::: Collected data

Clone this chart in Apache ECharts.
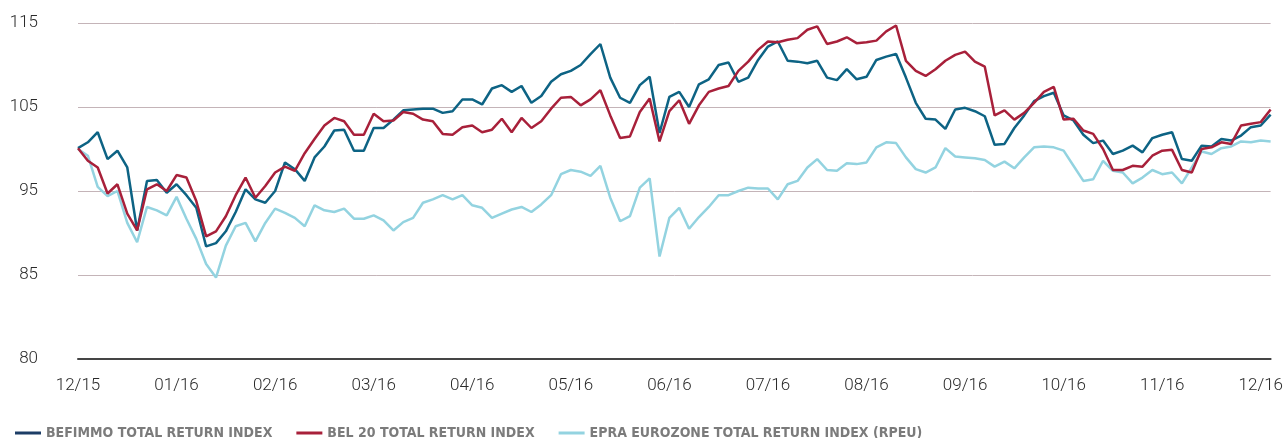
<!DOCTYPE html>
<html>
<head>
<meta charset="utf-8">
<title>Total return index</title>
<script src="https://cdn.jsdelivr.net/npm/echarts@6/dist/echarts.min.js"></script>
<style>
  html, body { margin: 0; padding: 0; background: #fff; }
  #chart { width: 1286px; height: 438px; }
</style>
</head>
<body>
<div id="chart"></div>
<script>
// month labels shown under the axis, one every 10 points
var tickLabels = ['12/15', '01/16', '02/16', '03/16', '04/16', '05/16', '06/16',
  '07/16', '08/16', '09/16', '10/16', '11/16', '12/16']

// values, ~10 points per month
var befimmo = [
  100.1, 100.8, 102.0, 98.8, 99.8, 97.8, 90.3, 96.2, 96.3, 94.8,
  95.8, 94.5, 93.0, 88.4, 88.8, 90.2, 92.5, 95.2, 94.0, 93.6,
  95.0, 98.4, 97.6, 96.2, 99.0, 100.3, 102.2, 102.3, 99.8, 99.8,
  102.5, 102.5, 103.5, 104.6, 104.7, 104.8, 104.8, 104.3, 104.5, 105.9,
  105.9, 105.3, 107.2, 107.6, 106.8, 107.5, 105.5, 106.3, 108.0, 108.9,
  109.3, 110.0, 111.3, 112.5, 108.5, 106.1, 105.5, 107.6, 108.6, 101.9,
  106.2, 106.8, 105.0, 107.7, 108.3, 110.0, 110.3, 108.0, 108.5, 110.6,
  112.2, 112.8, 110.5, 110.4, 110.2, 110.5, 108.5, 108.2, 109.5, 108.3,
  108.6, 110.6, 111.0, 111.3, 108.5, 105.5, 103.6, 103.5, 102.4, 104.7,
  104.9, 104.5, 103.9, 100.5, 100.6, 102.5, 104.0, 105.7, 106.3, 106.7,
  104.0, 103.4, 101.7, 100.7, 101.0, 99.4, 99.8, 100.4, 99.6, 101.3,
  101.7, 102.0, 98.8, 98.6, 100.4, 100.3, 101.2, 101.0, 101.6, 102.6,
  102.8, 104.1
]
var bel20 = [
  100.1, 98.6, 97.8, 94.7, 95.8, 92.3, 90.3, 95.2, 95.8, 95.0,
  96.9, 96.6, 93.8, 89.6, 90.2, 92.0, 94.5, 96.6, 94.2, 95.6,
  97.2, 97.9, 97.4, 99.5, 101.2, 102.8, 103.7, 103.3, 101.7, 101.7,
  104.2, 103.3, 103.4, 104.4, 104.2, 103.5, 103.3, 101.8, 101.7, 102.6,
  102.8, 102.0, 102.3, 103.6, 102.0, 103.7, 102.5, 103.3, 104.8, 106.1,
  106.2, 105.2, 105.9, 107.0, 104.0, 101.3, 101.5, 104.4, 106.0, 100.9,
  104.5, 105.8, 103.0, 105.2, 106.8, 107.2, 107.5, 109.3, 110.4, 111.8,
  112.8, 112.7, 113.0, 113.2, 114.2, 114.6, 112.5, 112.8, 113.3, 112.6,
  112.7, 112.9, 114.0, 114.7, 110.5, 109.3, 108.7, 109.5, 110.5, 111.2,
  111.6, 110.4, 109.8, 104.0, 104.6, 103.5, 104.3, 105.5, 106.8, 107.4,
  103.5, 103.6, 102.2, 101.8, 100.0, 97.5, 97.5, 98.0, 97.9, 99.2,
  99.8, 99.9, 97.5, 97.2, 100.0, 100.2, 100.8, 100.6, 102.8, 103.0,
  103.2, 104.7
]
var epra = [
  100.0, 99.2, 95.5, 94.4, 95.0, 91.2, 88.9, 93.1, 92.7, 92.1,
  94.3, 91.7, 89.3, 86.3, 84.7, 88.5, 90.8, 91.2, 89.0, 91.2,
  92.9, 92.4, 91.8, 90.8, 93.3, 92.7, 92.5, 92.9, 91.7, 91.7,
  92.1, 91.5, 90.3, 91.3, 91.8, 93.6, 94.0, 94.5, 94.0, 94.5,
  93.3, 93.0, 91.8, 92.3, 92.8, 93.1, 92.5, 93.4, 94.5, 97.0,
  97.5, 97.3, 96.8, 98.0, 94.2, 91.4, 92.0, 95.4, 96.5, 87.2,
  91.8, 93.0, 90.5, 91.9, 93.1, 94.5, 94.5, 95.0, 95.4, 95.3,
  95.3, 94.0, 95.8, 96.2, 97.8, 98.8, 97.5, 97.4, 98.3, 98.2,
  98.4, 100.2, 100.8, 100.7, 99.0, 97.6, 97.2, 97.8, 100.1, 99.1,
  99.0, 98.9, 98.7, 97.9, 98.5, 97.7, 99.0, 100.2, 100.3, 100.2,
  99.8, 98.0, 96.2, 96.4, 98.6, 97.4, 97.2, 95.9, 96.6, 97.5,
  97.0, 97.2, 95.9, 97.8, 99.7, 99.4, 100.1, 100.3, 100.9, 100.8,
  101.0, 100.9
]

var seriesNames = ['BEFIMMO TOTAL RETURN INDEX', 'BEL 20 TOTAL RETURN INDEX', 'EPRA EUROZONE TOTAL RETURN INDEX (RPEU)']
var colors = ['#0d6384', '#a8203a', '#93d3e0']

var categories = befimmo.map(function (v, i) {
  return i % 10 === 0 ? tickLabels[i / 10] : ''
})

function lineSeries(name, data, color) {
  return {
    name: name,
    type: 'line',
    data: data,
    symbol: 'none',
    lineStyle: { width: 2.5, color: color },
    itemStyle: { color: color }
  }
}

var tickFont = { fontFamily: 'Roboto, "Liberation Sans", sans-serif', fontWeight: 300, fontSize: 17, color: '#2a2a2a' }

var option = {
  animation: false,
  grid: { left: 78, right: 14, top: 23, bottom: 79 },
  legend: {
    left: 10,
    top: 421,
    icon: 'rect',
    itemWidth: 26,
    itemHeight: 3,
    itemGap: 24,
    textStyle: { fontFamily: '"Liberation Sans Narrow", "DejaVu Sans Condensed", sans-serif', fontSize: 14, fontWeight: 'bold', color: '#7b7b7b' },
    data: [
      { name: seriesNames[0], itemStyle: { color: '#1c3d66' } },
      { name: seriesNames[1] },
      { name: seriesNames[2] }
    ]
  },
  xAxis: {
    type: 'category',
    data: categories,
    boundaryGap: false,
    axisLine: { lineStyle: { color: '#454545', width: 2 } },
    axisTick: { show: false },
    axisLabel: Object.assign({ interval: 9, margin: 18 }, tickFont),
    splitLine: { show: false }
  },
  yAxis: {
    type: 'value',
    min: 75,
    max: 115,
    interval: 10,
    axisLine: { show: false },
    axisTick: { show: false },
    axisLabel: Object.assign({
      margin: 40,
      // bottom tick is labelled 80 in the original chart
      formatter: function (v) { return v === 75 ? '80' : String(v) }
    }, tickFont),
    splitLine: { lineStyle: { color: '#c4b4b8', width: 1 } }
  },
  series: [
    lineSeries(seriesNames[2], epra, colors[2]),
    lineSeries(seriesNames[0], befimmo, colors[0]),
    lineSeries(seriesNames[1], bel20, colors[1])
  ]
}

var myChart = echarts.init(document.getElementById('chart'))
myChart.setOption(option)
</script>
</body>
</html>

::::::

## Exercise aim
Print each line of the material above exactly, with the pictures removed from your copy.

## Worked answer
Clone this chart in Apache ECharts.
<!DOCTYPE html>
<html>
<head>
<meta charset="utf-8">
<title>Total return index</title>
<script src="https://cdn.jsdelivr.net/npm/echarts@6/dist/echarts.min.js"></script>
<style>
  html, body { margin: 0; padding: 0; background: #fff; }
  #chart { width: 1286px; height: 438px; }
</style>
</head>
<body>
<div id="chart"></div>
<script>
// month labels shown under the axis, one every 10 points
var tickLabels = ['12/15', '01/16', '02/16', '03/16', '04/16', '05/16', '06/16',
  '07/16', '08/16', '09/16', '10/16', '11/16', '12/16']

// values, ~10 points per month
var befimmo = [
  100.1, 100.8, 102.0, 98.8, 99.8, 97.8, 90.3, 96.2, 96.3, 94.8,
  95.8, 94.5, 93.0, 88.4, 88.8, 90.2, 92.5, 95.2, 94.0, 93.6,
  95.0, 98.4, 97.6, 96.2, 99.0, 100.3, 102.2, 102.3, 99.8, 99.8,
  102.5, 102.5, 103.5, 104.6, 104.7, 104.8, 104.8, 104.3, 104.5, 105.9,
  105.9, 105.3, 107.2, 107.6, 106.8, 107.5, 105.5, 106.3, 108.0, 108.9,
  109.3, 110.0, 111.3, 112.5, 108.5, 106.1, 105.5, 107.6, 108.6, 101.9,
  106.2, 106.8, 105.0, 107.7, 108.3, 110.0, 110.3, 108.0, 108.5, 110.6,
  112.2, 112.8, 110.5, 110.4, 110.2, 110.5, 108.5, 108.2, 109.5, 108.3,
  108.6, 110.6, 111.0, 111.3, 108.5, 105.5, 103.6, 103.5, 102.4, 104.7,
  104.9, 104.5, 103.9, 100.5, 100.6, 102.5, 104.0, 105.7, 106.3, 106.7,
  104.0, 103.4, 101.7, 100.7, 101.0, 99.4, 99.8, 100.4, 99.6, 101.3,
  101.7, 102.0, 98.8, 98.6, 100.4, 100.3, 101.2, 101.0, 101.6, 102.6,
  102.8, 104.1
]
var bel20 = [
  100.1, 98.6, 97.8, 94.7, 95.8, 92.3, 90.3, 95.2, 95.8, 95.0,
  96.9, 96.6, 93.8, 89.6, 90.2, 92.0, 94.5, 96.6, 94.2, 95.6,
  97.2, 97.9, 97.4, 99.5, 101.2, 102.8, 103.7, 103.3, 101.7, 101.7,
  104.2, 103.3, 103.4, 104.4, 104.2, 103.5, 103.3, 101.8, 101.7, 102.6,
  102.8, 102.0, 102.3, 103.6, 102.0, 103.7, 102.5, 103.3, 104.8, 106.1,
  106.2, 105.2, 105.9, 107.0, 104.0, 101.3, 101.5, 104.4, 106.0, 100.9,
  104.5, 105.8, 103.0, 105.2, 106.8, 107.2, 107.5, 109.3, 110.4, 111.8,
  112.8, 112.7, 113.0, 113.2, 114.2, 114.6, 112.5, 112.8, 113.3, 112.6,
  112.7, 112.9, 114.0, 114.7, 110.5, 109.3, 108.7, 109.5, 110.5, 111.2,
  111.6, 110.4, 109.8, 104.0, 104.6, 103.5, 104.3, 105.5, 106.8, 107.4,
  103.5, 103.6, 102.2, 101.8, 100.0, 97.5, 97.5, 98.0, 97.9, 99.2,
  99.8, 99.9, 97.5, 97.2, 100.0, 100.2, 100.8, 100.6, 102.8, 103.0,
  103.2, 104.7
]
var epra = [
  100.0, 99.2, 95.5, 94.4, 95.0, 91.2, 88.9, 93.1, 92.7, 92.1,
  94.3, 91.7, 89.3, 86.3, 84.7, 88.5, 90.8, 91.2, 89.0, 91.2,
  92.9, 92.4, 91.8, 90.8, 93.3, 92.7, 92.5, 92.9, 91.7, 91.7,
  92.1, 91.5, 90.3, 91.3, 91.8, 93.6, 94.0, 94.5, 94.0, 94.5,
  93.3, 93.0, 91.8, 92.3, 92.8, 93.1, 92.5, 93.4, 94.5, 97.0,
  97.5, 97.3, 96.8, 98.0, 94.2, 91.4, 92.0, 95.4, 96.5, 87.2,
  91.8, 93.0, 90.5, 91.9, 93.1, 94.5, 94.5, 95.0, 95.4, 95.3,
  95.3, 94.0, 95.8, 96.2, 97.8, 98.8, 97.5, 97.4, 98.3, 98.2,
  98.4, 100.2, 100.8, 100.7, 99.0, 97.6, 97.2, 97.8, 100.1, 99.1,
  99.0, 98.9, 98.7, 97.9, 98.5, 97.7, 99.0, 100.2, 100.3, 100.2,
  99.8, 98.0, 96.2, 96.4, 98.6, 97.4, 97.2, 95.9, 96.6, 97.5,
  97.0, 97.2, 95.9, 97.8, 99.7, 99.4, 100.1, 100.3, 100.9, 100.8,
  101.0, 100.9
]

var seriesNames = ['BEFIMMO TOTAL RETURN INDEX', 'BEL 20 TOTAL RETURN INDEX', 'EPRA EUROZONE TOTAL RETURN INDEX (RPEU)']
var colors = ['#0d6384', '#a8203a', '#93d3e0']

var categories = befimmo.map(function (v, i) {
  return i % 10 === 0 ? tickLabels[i / 10] : ''
})

function lineSeries(name, data, color) {
  return {
    name: name,
    type: 'line',
    data: data,
    symbol: 'none',
    lineStyle: { width: 2.5, color: color },
    itemStyle: { color: color }
  }
}

var tickFont = { fontFamily: 'Roboto, "Liberation Sans", sans-serif', fontWeight: 300, fontSize: 17, color: '#2a2a2a' }

var option = {
  animation: false,
  grid: { left: 78, right: 14, top: 23, bottom: 79 },
  legend: {
    left: 10,
    top: 421,
    icon: 'rect',
    itemWidth: 26,
    itemHeight: 3,
    itemGap: 24,
    textStyle: { fontFamily: '"Liberation Sans Narrow", "DejaVu Sans Condensed", sans-serif', fontSize: 14, fontWeight: 'bold', color: '#7b7b7b' },
    data: [
      { name: seriesNames[0], itemStyle: { color: '#1c3d66' } },
      { name: seriesNames[1] },
      { name: seriesNames[2] }
    ]
  },
  xAxis: {
    type: 'category',
    data: categories,
    boundaryGap: false,
    axisLine: { lineStyle: { color: '#454545', width: 2 } },
    axisTick: { show: false },
    axisLabel: Object.assign({ interval: 9, margin: 18 }, tickFont),
    splitLine: { show: false }
  },
  yAxis: {
    type: 'value',
    min: 75,
    max: 115,
    interval: 10,
    axisLine: { show: false },
    axisTick: { show: false },
    axisLabel: Object.assign({
      margin: 40,
      // bottom tick is labelled 80 in the original chart
      formatter: function (v) { return v === 75 ? '80' : String(v) }
    }, tickFont),
    splitLine: { lineStyle: { color: '#c4b4b8', width: 1 } }
  },
  series: [
    lineSeries(seriesNames[2], epra, colors[2]),
    lineSeries(seriesNames[0], befimmo, colors[0]),
    lineSeries(seriesNames[1], bel20, colors[1])
  ]
}

var myChart = echarts.init(document.getElementById('chart'))
myChart.setOption(option)
</script>
</body>
</html>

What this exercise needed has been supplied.